Gleich mehrere Tarifkonflikte:
Verdi und der Beamtenbund dbb wollten mit Bund und Kommunen am Montag die Verhandlungen für 2,5 Millionen Beschäftigte wieder aufnehmen. Bei der EVG stehen Gespräche mit verschiedenen Bahnunternehmen ab Mitte der Woche an. Mit der Deutschen Bahn soll erst nach Ostern weiterverhandelt werden. An Flughäfen sind Kommunalbeschäftigte des öffentlichen Dienstes einbezogen, es geht aber auch um Verhandlungen für Bodenverkehrsdienste sowie Gespräche für die Luftsicherheit.
Bahn:
Die EVG bestreikt den Fern-, Regional- und S-Bahn-Verkehr. Der Fernverkehr wird eingestellt, der Regionalverkehr größtenteils zumindest zu Streikbeginn. Das betraf auch die Nordwestbahn: Züge fielen bis zum Nachmittag aus und wurden mit einem Busverkehr ersetzt. Auswirkungen dürften auch am Dienstag zu spüren sein. Fahrgäste, die für heute oder morgen eine Reise gebucht haben, können das Ticket laut Bahn bis 4. April flexibel nutzen. Platzreservierungen könnten kostenlos storniert werden.
Flughäfen:
Die Flughäfen werden von Verdi weitgehend bestreikt. 380.000 Geschäfts- und Privatreisende müssen laut Flughafenverband ADV am Boden bleiben. Betroffen ist auch der größte Airport in Frankfurt, aber auch der Flughafen München, der bereits gestern den Betrieb eingestellt hat. Erschwert werden nach Einschätzung der Branche so auch die Vorbereitungen für den Osterreiseverkehr.
Nahverkehr:
Erneut soll der Nahverkehr in den Bundesländern bestreikt werden, die direkt an den Tarifvertrag für den öffentlichen Dienst angebunden sind. Das sind Baden-Württemberg, Hessen, Niedersachsen, Nordrhein-Westfalen, Rheinland-Pfalz und Sachsen. Gestreikt werden soll zudem in Bayern, wo ein Tarifvertrag Nahverkehr verhandelt wird. Aus mehreren Ländern hieß es, Schülerinnen und Schüler dürften zuhause bleiben, wenn sie nicht zur Schule kommen können.

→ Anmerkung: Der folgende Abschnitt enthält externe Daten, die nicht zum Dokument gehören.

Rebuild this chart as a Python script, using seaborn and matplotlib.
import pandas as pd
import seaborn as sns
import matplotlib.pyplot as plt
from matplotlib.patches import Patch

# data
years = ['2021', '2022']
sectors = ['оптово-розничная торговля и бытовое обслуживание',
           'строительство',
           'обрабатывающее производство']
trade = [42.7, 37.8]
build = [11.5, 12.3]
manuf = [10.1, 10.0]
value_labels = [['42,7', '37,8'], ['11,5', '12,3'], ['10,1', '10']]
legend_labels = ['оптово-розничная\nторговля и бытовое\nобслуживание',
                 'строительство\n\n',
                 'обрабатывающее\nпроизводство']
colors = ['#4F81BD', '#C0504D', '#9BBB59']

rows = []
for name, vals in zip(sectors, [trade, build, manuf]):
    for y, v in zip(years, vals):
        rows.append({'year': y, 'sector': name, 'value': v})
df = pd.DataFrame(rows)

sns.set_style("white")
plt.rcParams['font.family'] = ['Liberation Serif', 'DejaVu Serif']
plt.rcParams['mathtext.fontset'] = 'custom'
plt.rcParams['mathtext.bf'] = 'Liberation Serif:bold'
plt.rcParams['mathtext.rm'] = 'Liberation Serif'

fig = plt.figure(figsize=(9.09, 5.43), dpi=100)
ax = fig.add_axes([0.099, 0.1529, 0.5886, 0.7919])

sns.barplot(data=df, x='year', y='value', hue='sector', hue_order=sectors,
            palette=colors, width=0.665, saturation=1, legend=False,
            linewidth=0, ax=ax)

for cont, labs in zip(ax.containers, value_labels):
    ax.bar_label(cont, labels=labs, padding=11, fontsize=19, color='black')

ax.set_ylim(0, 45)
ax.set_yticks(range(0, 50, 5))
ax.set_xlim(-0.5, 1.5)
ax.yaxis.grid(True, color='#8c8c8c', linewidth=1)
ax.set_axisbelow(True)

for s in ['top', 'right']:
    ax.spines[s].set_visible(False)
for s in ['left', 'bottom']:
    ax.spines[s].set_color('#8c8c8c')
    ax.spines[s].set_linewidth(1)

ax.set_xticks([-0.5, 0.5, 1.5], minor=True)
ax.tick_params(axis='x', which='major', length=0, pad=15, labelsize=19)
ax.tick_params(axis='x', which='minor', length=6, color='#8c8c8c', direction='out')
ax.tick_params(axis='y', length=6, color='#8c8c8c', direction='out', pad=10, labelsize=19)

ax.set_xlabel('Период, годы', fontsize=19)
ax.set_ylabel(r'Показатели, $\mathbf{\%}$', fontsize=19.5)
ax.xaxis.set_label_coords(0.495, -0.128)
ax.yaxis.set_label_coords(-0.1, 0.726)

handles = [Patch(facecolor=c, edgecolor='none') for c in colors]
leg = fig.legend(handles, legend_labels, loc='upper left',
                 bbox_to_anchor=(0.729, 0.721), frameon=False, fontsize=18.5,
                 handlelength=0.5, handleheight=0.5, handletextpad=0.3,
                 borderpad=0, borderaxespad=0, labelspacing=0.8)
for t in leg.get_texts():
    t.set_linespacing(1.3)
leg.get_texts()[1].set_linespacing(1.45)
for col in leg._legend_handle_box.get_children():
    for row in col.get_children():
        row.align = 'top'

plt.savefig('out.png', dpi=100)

Streiktag zum Start von dritter Tarifrunde:
Verdi und der Beamtenbund dbb verhandeln in Potsdam mit dem Bund und den Kommunen in der dritten Runde für 2,5 Millionen Beschäftigte. Beide Seiten sind noch weit voneinander entfernt, eine Einigung in den nächsten Tagen ist aber nicht ausgeschlossen. Der Chef des Beamtenbunds dbb, Ulrich Silberbach, warnte vor einer Ausweitung der Arbeitskämpfe. "Entweder wir hauen den Knoten durch und finden eine Einigung, oder wir stehen vor einer weiteren Eskalations- und Streikwelle", sagte er der Deutschen Presse-Agentur.

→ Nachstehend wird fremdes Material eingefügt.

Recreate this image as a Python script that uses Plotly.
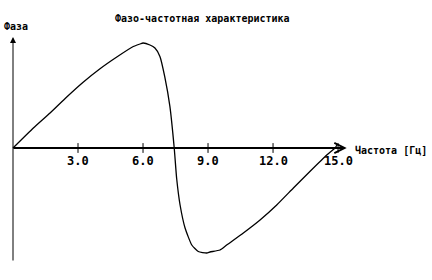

Weitere Tarifverhandlungen:
Hintergrund der Arbeitskämpfe sind verschiedene Tarifkonflikte. Bei der EVG stehen weitere Gespräche mit verschiedenen Bahnunternehmen ab Mitte der Woche an. Mit der Deutschen Bahn soll erst nach Ostern weiterverhandelt werden. An Flughäfen sind Kommunalbeschäftigte des öffentlichen Dienstes einbezogen, es geht aber auch um örtliche Verhandlungen für Bodenverkehrsdienste sowie bundesweiten Gespräche für die Luftsicherheit. Bei Arbeitgebern stieß das koordinierte Vorgehen auf heftige Kritik – als reiner Warnstreik seien die Ausstände für die Bevölkerung so nicht mehr zu erkennen.